Саша извлекла несколько пронумерованных страниц, прочитала верхнюю строчку: «Дорогая Сашенька». Посмотрела на Рут.

– Я хочу прочитать это в одиночестве, ты ведь понимаешь?

– Слишком мало, это не сама рукопись, – сказала Рут. – Больше похоже на письмо.

– Но почему Вера спрятала письмо ко мне в книге, а не положила его на письменный стол?

Впервые за весь вечер Рут Мендельсон осторожно улыбнулась.

– Твоя бабушка писала детективы. Хотя, если подумать, ответ, пожалуй, вполне очевиден. В ту пору, а возможно, и до нынешних дней Веру больше всего мучило ощущение, что семья ей не доверяет. Ты бы не нашла это письмо, если бы я не рассказала тебе историю о конфискации.

– Пожалуй. – Саше хотелось только одного: пойти домой и спокойно прочитать письмо.

– История есть власть, и вы тут, в Редерхёугене, прекрасно это знаете. Контролируешь историю – контролируешь власть. Кое-кто достаточно долго диктовал официальную историю.
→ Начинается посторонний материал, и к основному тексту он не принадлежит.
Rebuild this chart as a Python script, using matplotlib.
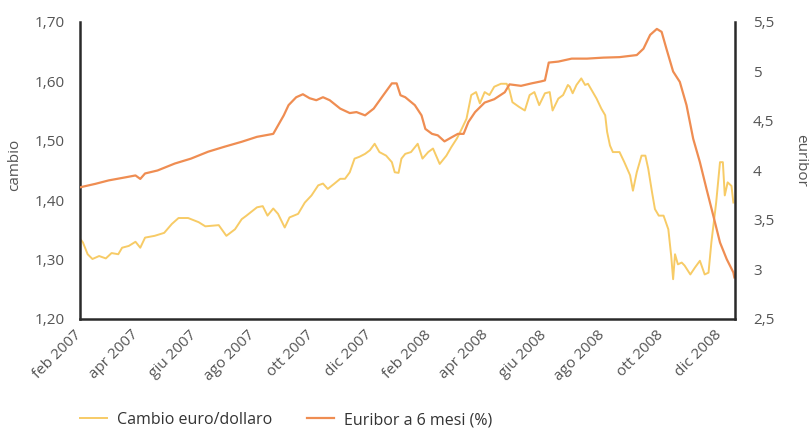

Может быть, пора дать слово самой Вере?

Саша смотрела в окно, на горизонт. Далеко в море виднелся фонарь моторной лодки.

– Прочти Верино письмо, – тихо сказала Рут. – И расскажи ее историю. Она будет тобой гордиться.
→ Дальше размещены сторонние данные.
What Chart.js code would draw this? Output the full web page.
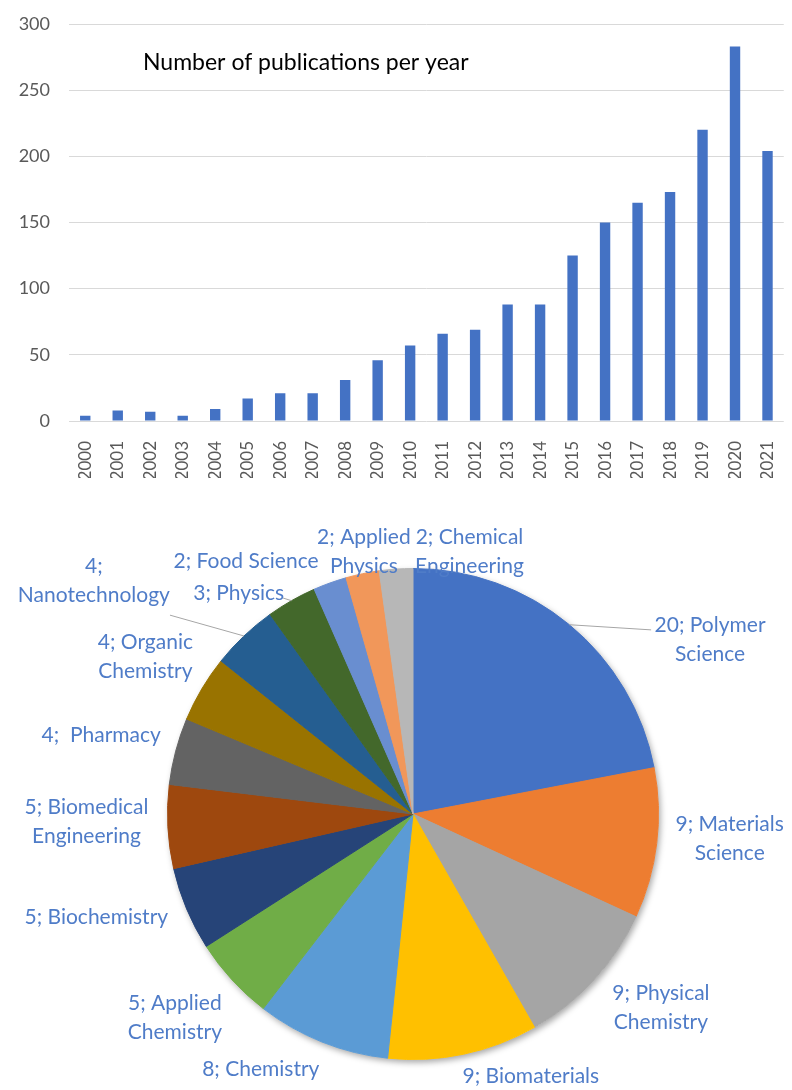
<!DOCTYPE html>
<html>
<head>
<meta charset="utf-8">
<script src="https://cdn.jsdelivr.net/npm/chart.js@4"></script>
<style>
    html, body { margin: 0; padding: 0; background: #fff; overflow: hidden; }
    #page { position: relative; width: 792px; height: 1090px; overflow: hidden; }
    #barBox { position: absolute; left: 0; top: 0; width: 800px; height: 478px; }
    #pieBox { position: absolute; left: 0; top: 480px; width: 792px; height: 610px; }
</style>
</head>
<body>
<div id="page">
    <div id="barBox"><canvas id="barChart"></canvas></div>
    <div id="pieBox"><canvas id="pieChart"></canvas></div>
</div>
<script>
// publications per year
const years = ['2000', '2001', '2002', '2003', '2004', '2005', '2006', '2007', '2008', '2009', '2010',
    '2011', '2012', '2013', '2014', '2015', '2016', '2017', '2018', '2019', '2020', '2021'];
const publications = [4, 8, 7, 4, 9, 17, 21, 21, 31, 46, 57, 66, 69, 88, 88, 125, 150, 165, 173, 220, 283, 204];
const yTicks = [0, 50, 100, 150, 200, 250, 300];

// subject areas (\n = where the label wraps)
const subjects = ['Polymer\nScience', 'Materials\nScience', 'Physical\nChemistry', 'Biomaterials', 'Chemistry',
    'Applied\nChemistry', 'Biochemistry', 'Biomedical\nEngineering', ' Pharmacy', 'Organic\nChemistry',
    '\nNanotechnology', 'Physics', 'Food Science', 'Applied\nPhysics', 'Chemical\nEngineering'];
const subjectCounts = [20, 9, 9, 9, 8, 5, 5, 5, 4, 4, 4, 3, 2, 2, 2];
const sliceColors = ['#4472C4', '#ED7D31', '#A5A5A5', '#FFC000', '#5B9BD5', '#70AD47', '#264478', '#9E480E',
    '#636363', '#997300', '#255E91', '#43682B', '#698ED0', '#F1975A', '#B7B7B7'];

// label centres relative to pie centre, in radii; optional leader end point
const labelSpots = [
    { dx: 1.21, dy: -0.71, lx: 0.97, ly: -0.75 },
    { dx: 1.29, dy: 0.10 },
    { dx: 1.01, dy: 0.79 },
    { dx: 0.48, dy: 1.07 },
    { dx: -0.62, dy: 1.04 },
    { dx: -0.97, dy: 0.83 },
    { dx: -1.29, dy: 0.42 },
    { dx: -1.33, dy: 0.03 },
    { dx: -1.27, dy: -0.32 },
    { dx: -1.09, dy: -0.64 },
    { dx: -1.30, dy: -0.95, lx: -0.99, ly: -0.81 },
    { dx: -0.71, dy: -0.90, lx: -0.53, ly: -0.88 },
    { dx: -0.68, dy: -1.03 },
    { dx: -0.20, dy: -1.07 },
    { dx: 0.23, dy: -1.07 }
];

const FONT = 'Lato, "Liberation Sans", sans-serif';

const barTitle = {
    id: 'barTitle',
    afterDraw(chart) {
        const { ctx, chartArea } = chart;
        ctx.save();
        ctx.font = '23px ' + FONT;
        ctx.fillStyle = '#000';
        ctx.textBaseline = 'middle';
        ctx.fillText('Number of publications per year', chartArea.left + 74, chartArea.top + 39);
        ctx.restore();
    }
};

new Chart(document.getElementById('barChart'), {
    type: 'bar',
    data: {
        labels: years,
        datasets: [{
            data: publications,
            backgroundColor: '#4472C4',
            barPercentage: 0.32,
            categoryPercentage: 1
        }]
    },
    options: {
        responsive: true,
        maintainAspectRatio: false,
        animation: false,
        layout: { padding: { top: 24, right: 4 } },
        plugins: { legend: { display: false }, tooltip: { enabled: false } },
        scales: {
            x: {
                grid: { display: false },
                border: { display: false },
                ticks: {
                    minRotation: 90, maxRotation: 90, padding: 12,
                    color: '#595959', font: { family: FONT, size: 17 }
                },
                afterFit(scale) { scale.height = 57; }
            },
            y: {
                min: 0, max: 300,
                afterBuildTicks(scale) { scale.ticks = yTicks.map(v => ({ value: v })); },
                grid: { color: '#D9D9D9', drawTicks: false },
                border: { display: false },
                ticks: { padding: 19, color: '#595959', font: { family: FONT, size: 18 } },
                afterFit(scale) {
                    scale.width = 69;
                    scale.paddingTop = 0;
                    scale.paddingBottom = 0;
                }
            }
        }
    },
    plugins: [barTitle]
});

const pieShadow = {
    id: 'pieShadow',
    beforeDatasetsDraw(chart) {
        const arc = chart.getDatasetMeta(0).data[0];
        if (!arc) return;
        const { x, y, outerRadius } = arc.getProps(['x', 'y', 'outerRadius'], true);
        const ctx = chart.ctx;
        ctx.save();
        ctx.shadowColor = 'rgba(0,0,0,0.35)';
        ctx.shadowBlur = 6;
        ctx.shadowOffsetX = 2;
        ctx.shadowOffsetY = 3;
        ctx.fillStyle = '#ffffff';
        ctx.beginPath();
        ctx.arc(x, y, outerRadius, 0, Math.PI * 2);
        ctx.fill();
        ctx.restore();
    }
};

const pieLabels = {
    id: 'pieLabels',
    afterDatasetsDraw(chart) {
        const ctx = chart.ctx;
        const arcs = chart.getDatasetMeta(0).data;
        ctx.save();
        ctx.font = '21px ' + FONT;
        ctx.textAlign = 'center';
        ctx.textBaseline = 'middle';
        arcs.forEach((arc, i) => {
            const { x, y, outerRadius, startAngle, endAngle } =
                arc.getProps(['x', 'y', 'outerRadius', 'startAngle', 'endAngle'], true);
            const spot = labelSpots[i];
            if (spot.lx !== undefined) {
                const mid = (startAngle + endAngle) / 2;
                ctx.strokeStyle = '#A6A6A6';
                ctx.lineWidth = 1;
                ctx.beginPath();
                ctx.moveTo(x + Math.cos(mid) * outerRadius, y + Math.sin(mid) * outerRadius);
                ctx.lineTo(x + spot.lx * outerRadius, y + spot.ly * outerRadius);
                ctx.stroke();
            }
            const lines = (subjectCounts[i] + '; ' + subjects[i]).split('\n').map(s => s.trimEnd());
            const cx = x + spot.dx * outerRadius;
            const cy = y + spot.dy * outerRadius;
            const lh = 29;
            ctx.fillStyle = '#4F7CC8';
            lines.forEach((t, k) => {
                ctx.fillText(t, cx, cy + (k - (lines.length - 1) / 2) * lh);
            });
        });
        ctx.restore();
    }
};

new Chart(document.getElementById('pieChart'), {
    type: 'pie',
    data: {
        labels: subjects,
        datasets: [{
            data: subjectCounts,
            backgroundColor: sliceColors,
            borderColor: sliceColors,
            borderWidth: 1
        }]
    },
    options: {
        responsive: true,
        maintainAspectRatio: false,
        animation: false,
        layout: { padding: { left: 167, right: 133, top: 88, bottom: 30 } },
        plugins: { legend: { display: false }, tooltip: { enabled: false } }
    },
    plugins: [pieShadow, pieLabels]
});
</script>
</body>
</html>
– Не знаю, – сказала Саша, думая о словах отца. Что иные камни трогать нельзя. Что все построенное может рухнуть.

Внезапно голос Рут зазвучал властно. Она словно продолжила Сашин внутренний монолог:

– Я прожила долгую жизнь, Саша Фалк. Мир не рухнет оттого, что ты восстановишь справедливость, расскажешь о бабушке правду, которую столько лет скрывали.

* * *

Джонни Берг отметил выход на свободу прогулкой через центр, до длинного пирса возле набережной Акер-Брюгге.

Ханс Фалк, как и сказал, ждал его на белом катере у дальнего конца пирса. Он был в белой рубашке с галстуком под коротким, до колен, темным шерстяным пальто, слишком уж нарядный, не вполне к месту, все равно что парень в скользких выходных ботинках на улице в новогодний вечер. Джонни шагнул на борт покачивающейся лодки, пожал Хансу руку.

– Заседание суда прошло как по нотам, насколько я понимаю?

Джонни кивнул:

– К счастью, прессы не было.

Он не видел Ханса с того дня в тюрьме. Хотя полевая медицинская форма шла врачу больше, чем темный костюм, энергия была та же.

– Хорошо дома, а?

– Всегда хуже, чем мечталось.

– Верно, это не редкость, – согласился Ханс. – То, чего больше всего боишься, никогда не бывает настолько скверно, как думалось, а чего больше всего хотелось – настолько хорошо, как ты надеялся. Такова жизнь. Замечательно, что мы встретились. Я прямо с похорон в Редерхёугене, попросил тамошнего смотрителя спустить мне катер на воду. Прокатимся?

Джонни стал рядом с Хансом Фалком. Врач провел катер между шхер, вывел во фьорд и свернул влево, оставив по правую руку замок Оскарсхолл и музей «Фрама», силуэтами проступавшие в сумерках.

Немного погодя он сбросил скорость.

– Видишь вон там? – показал Ханс.

[29] Ект – старинное одномачтовое судно; в основном использовалось для перевозок между Северной Норвегией и Бергеном.